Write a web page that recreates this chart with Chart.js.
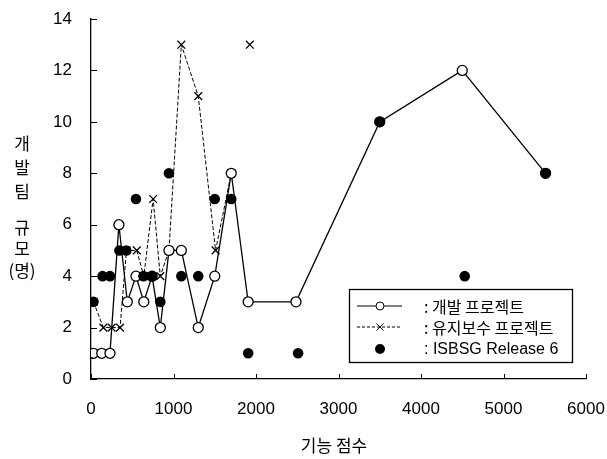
<!DOCTYPE html>
<html>
<head>
<meta charset="utf-8">
<script src="https://cdn.jsdelivr.net/npm/chart.js@4"></script>
<style>
  body { margin: 0; background: #fff; }
  #wrap { width: 607px; height: 459px; }
</style>
</head>
<body>
<div id="wrap"><canvas id="chart" width="607" height="459"></canvas></div>
<script>
// 개발 프로젝트
const devX = [30, 130, 230, 338, 440, 545, 640, 740, 840, 945, 1095, 1300, 1500, 1700, 1905, 2485, 3500, 4500, 5510];
const devY = [1, 1, 1, 6, 3, 4, 3, 4, 2, 5, 5, 2, 4, 8, 3, 3, 10, 12, 8];

// 유지보수 프로젝트 (null = break in the line)
const mntX = [30, 150, 250, 352, 430, 555, 640, 753, 840, 945, 1095, 1300, 1510, 1700, 1800, 1925];
const mntY = [3, 2, 2, 2, 5, 5, 4, 7, 4, 5, 13, 11, 5, 8, null, 13];

// ISBSG Release 6
const isbX = [30, 140, 230, 345, 428, 545, 636, 740, 840, 945, 1095, 1300, 1500, 1700, 1905, 2510, 3500, 4530, 5510];
const isbY = [3, 4, 4, 5, 5, 7, 4, 4, 3, 8, 4, 4, 7, 7, 1, 1, 10, 4, 8];

const xTicks = [0, 1000, 2000, 3000, 4000, 5000, 6000];
const yTicks = [0, 2, 4, 6, 8, 10, 12, 14];

const yTitle = ['개', '발', '팀', '', '규', '모', '(명)'];
const xTitle = '기능 점수';
const legendText = [': 개발 프로젝트', ': 유지보수 프로젝트', ': ISBSG Release 6'];

const toPoints = (xs, ys) => xs.map((x, i) => ({ x: x, y: ys[i] }));

const tickFont = { family: 'Liberation Sans', size: 17 };
const korFont = '"Noto Sans CJK KR", sans-serif';

// inward tick marks on both axes
const innerTicks = {
  id: 'innerTicks',
  afterDraw(chart) {
    const ctx = chart.ctx;
    const xs = chart.scales.x, ys = chart.scales.y;
    ctx.save();
    ctx.strokeStyle = '#000';
    ctx.lineWidth = 1;
    ctx.beginPath();
    xTicks.forEach(v => {
      const px = Math.round(xs.getPixelForValue(v)) + 0.5;
      ctx.moveTo(px, ys.bottom);
      ctx.lineTo(px, ys.bottom - 5);
    });
    yTicks.forEach(v => {
      const py = Math.round(ys.getPixelForValue(v)) + 0.5;
      ctx.moveTo(xs.left, py);
      ctx.lineTo(xs.left + 6, py);
    });
    ctx.stroke();
    ctx.restore();
  }
};

// axis titles
const axisTitles = {
  id: 'axisTitles',
  afterDraw(chart) {
    const ctx = chart.ctx;
    ctx.save();
    ctx.fillStyle = '#000';
    ctx.textAlign = 'center';
    ctx.textBaseline = 'middle';
    ctx.font = '17px ' + korFont;
    const rowY = [144, 168, 192, 0, 228, 249, 271];
    yTitle.forEach((t, i) => { if (t) ctx.fillText(t, 22, rowY[i]); });
    ctx.fillText(xTitle, 334, 446);
    ctx.restore();
  }
};

// boxed legend with line + marker samples
const boxLegend = {
  id: 'boxLegend',
  afterDraw(chart) {
    const ctx = chart.ctx;
    const left = 349, top = 289, w = 223, h = 73;
    ctx.save();
    ctx.fillStyle = '#fff';
    ctx.fillRect(left, top, w, h);
    ctx.strokeStyle = '#000';
    ctx.lineWidth = 1.3;
    ctx.strokeRect(left + 0.5, top + 0.5, w, h);

    const rows = [306, 327, 349];
    const sx0 = 357, sx1 = 402, mx = 380;
    ctx.lineWidth = 1;

    // row 1: solid line + open circle
    ctx.beginPath();
    ctx.moveTo(sx0, rows[0]); ctx.lineTo(sx1, rows[0]);
    ctx.stroke();
    ctx.beginPath();
    ctx.arc(mx, rows[0], 4, 0, Math.PI * 2);
    ctx.fill();
    ctx.stroke();

    // row 2: dashed line + x
    ctx.setLineDash([3, 2]);
    ctx.beginPath();
    ctx.moveTo(sx0, rows[1]); ctx.lineTo(sx1, rows[1]);
    ctx.stroke();
    ctx.setLineDash([]);
    ctx.beginPath();
    ctx.moveTo(mx - 3.5, rows[1] - 3.5); ctx.lineTo(mx + 3.5, rows[1] + 3.5);
    ctx.moveTo(mx + 3.5, rows[1] - 3.5); ctx.lineTo(mx - 3.5, rows[1] + 3.5);
    ctx.stroke();

    // row 3: filled dot
    ctx.fillStyle = '#000';
    ctx.beginPath();
    ctx.arc(mx, rows[2], 5, 0, Math.PI * 2);
    ctx.fill();

    ctx.textBaseline = 'middle';
    ctx.textAlign = 'left';
    legendText.forEach((t, i) => {
      ctx.font = (i === 2 ? '16px "Liberation Sans"' : '16px ' + korFont);
      ctx.fillText(t, 424, rows[i] + 1);
    });
    ctx.restore();
  }
};

new Chart(document.getElementById('chart'), {
  type: 'scatter',
  data: {
    datasets: [
      {
        label: 'ISBSG Release 6',
        data: toPoints(isbX, isbY),
        showLine: false,
        pointStyle: 'circle',
        pointRadius: 5.3,
        pointBackgroundColor: '#000',
        pointBorderColor: '#000',
        pointBorderWidth: 0
      },
      {
        label: '개발 프로젝트',
        data: toPoints(devX, devY),
        showLine: true,
        borderColor: '#000',
        borderWidth: 1.3,
        pointStyle: 'circle',
        pointRadius: 5,
        pointBackgroundColor: '#fff',
        pointBorderColor: '#000',
        pointBorderWidth: 1.3
      },
      {
        label: '유지보수 프로젝트',
        data: toPoints(mntX, mntY),
        showLine: true,
        spanGaps: false,
        borderColor: '#000',
        borderWidth: 1,
        borderDash: [4, 2],
        pointStyle: 'crossRot',
        pointRadius: 5.5,
        pointBorderColor: '#000',
        pointBorderWidth: 1.3
      }
    ]
  },
  options: {
    responsive: false,
    animation: false,
    layout: { padding: { left: 0, top: 19, right: 21, bottom: 0 } },
    plugins: {
      legend: { display: false },
      tooltip: { enabled: false }
    },
    scales: {
      x: {
        type: 'linear',
        min: 0,
        max: 6000,
        afterFit(scale) { scale.height = 80; scale.paddingLeft = 0; scale.paddingRight = 0; },
        afterBuildTicks(scale) { scale.ticks = xTicks.map(v => ({ value: v })); },
        grid: { display: true, drawOnChartArea: false, drawTicks: false },
        border: { display: true, color: '#000', width: 1.3 },
        ticks: { color: '#000', font: tickFont, padding: 20, maxRotation: 0, callback: v => String(v) }
      },
      y: {
        type: 'linear',
        min: 0,
        max: 14,
        afterFit(scale) { scale.width = 91; scale.paddingTop = 0; scale.paddingBottom = 0; },
        afterBuildTicks(scale) { scale.ticks = yTicks.map(v => ({ value: v })); },
        grid: { display: true, drawOnChartArea: false, drawTicks: false },
        border: { display: true, color: '#000', width: 1.3 },
        ticks: { color: '#000', font: tickFont, padding: 19, callback: v => String(v) }
      }
    }
  },
  plugins: [innerTicks, axisTitles, boxLegend]
});
</script>
</body>
</html>
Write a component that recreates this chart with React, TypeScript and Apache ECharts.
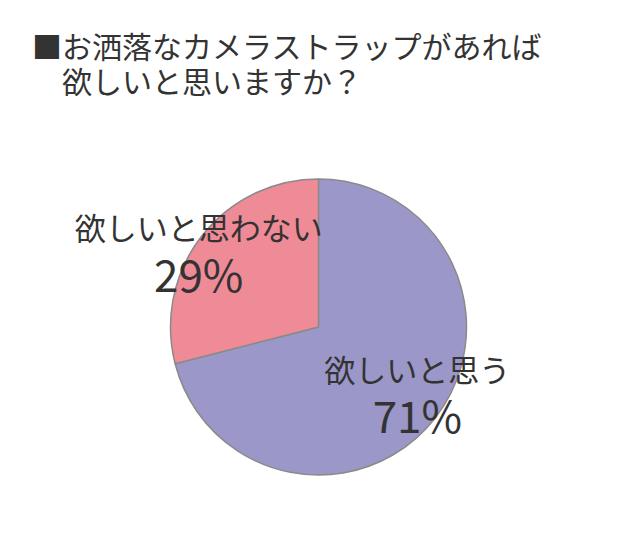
import React, { useEffect, useRef } from 'react';
import * as echarts from 'echarts';

// 回答の区分と割合（%）
const answers = ['欲しいと思う', '欲しいと思わない'];
const shares = [71, 29];
const sliceColors = ['#9b97c9', '#ef8b97'];

const titleText = '■お洒落なカメラストラップがあれば\n　欲しいと思いますか？';

// ラベルを円の中心からずらす量
const labelShift = [
  { dx: 38, dy: 16 },
  { dx: -59, dy: -31 },
];

const FONT = '"Noto Sans CJK JP", "Noto Sans", sans-serif';

const App: React.FC = () => {
  const chartRef = useRef<HTMLDivElement>(null);

  useEffect(() => {
    document.body.style.margin = '0';
    if (!chartRef.current) return;
    const chart = echarts.init(chartRef.current, undefined, { renderer: 'svg' });

    const option = {
      animation: false,
      backgroundColor: '#ffffff',
      title: {
        text: titleText,
        left: 27,
        top: 22,
        textStyle: {
          fontFamily: FONT,
          fontSize: 30,
          fontWeight: 'normal',
          lineHeight: 35,
          color: '#333333',
        },
      },
      series: [
        {
          type: 'pie',
          center: [318.5, 327],
          radius: 148,
          startAngle: 90,
          clockwise: true,
          silent: true,
          emphasis: { disabled: true },
          itemStyle: {
            borderColor: '#8a8a8a',
            borderWidth: 1.5,
          },
          label: {
            show: true,
            position: 'inside',
            formatter: '{n|{b}}\n{p|{c}%}',
            color: '#333333',
            rich: {
              n: {
                fontFamily: FONT,
                fontSize: 31,
                lineHeight: 48,
                color: '#333333',
                align: 'center',
              },
              p: {
                fontFamily: FONT,
                fontSize: 44,
                lineHeight: 44,
                color: '#333333',
                align: 'center',
              },
            },
          },
          labelLine: { show: false },
          labelLayout: (params: any) => labelShift[params.dataIndex],
          data: answers.map((name, i) => ({
            name,
            value: shares[i],
            itemStyle: { color: sliceColors[i] },
          })),
        },
      ],
    };

    chart.setOption(option);

    return () => {
      chart.dispose();
    };
  }, []);

  return <div ref={chartRef} style={{ width: 640, height: 553 }} />;
};

export default App;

======

**AIM OF THE TASK:**
Your task is to return the lines above, from the first one up to and including the line containing "10, 12, 8];", minus any pictures.

**RESPONSE:**
Write a web page that recreates this chart with Chart.js.
<!DOCTYPE html>
<html>
<head>
<meta charset="utf-8">
<script src="https://cdn.jsdelivr.net/npm/chart.js@4"></script>
<style>
  body { margin: 0; background: #fff; }
  #wrap { width: 607px; height: 459px; }
</style>
</head>
<body>
<div id="wrap"><canvas id="chart" width="607" height="459"></canvas></div>
<script>
// 개발 프로젝트
const devX = [30, 130, 230, 338, 440, 545, 640, 740, 840, 945, 1095, 1300, 1500, 1700, 1905, 2485, 3500, 4500, 5510];
const devY = [1, 1, 1, 6, 3, 4, 3, 4, 2, 5, 5, 2, 4, 8, 3, 3, 10, 12, 8];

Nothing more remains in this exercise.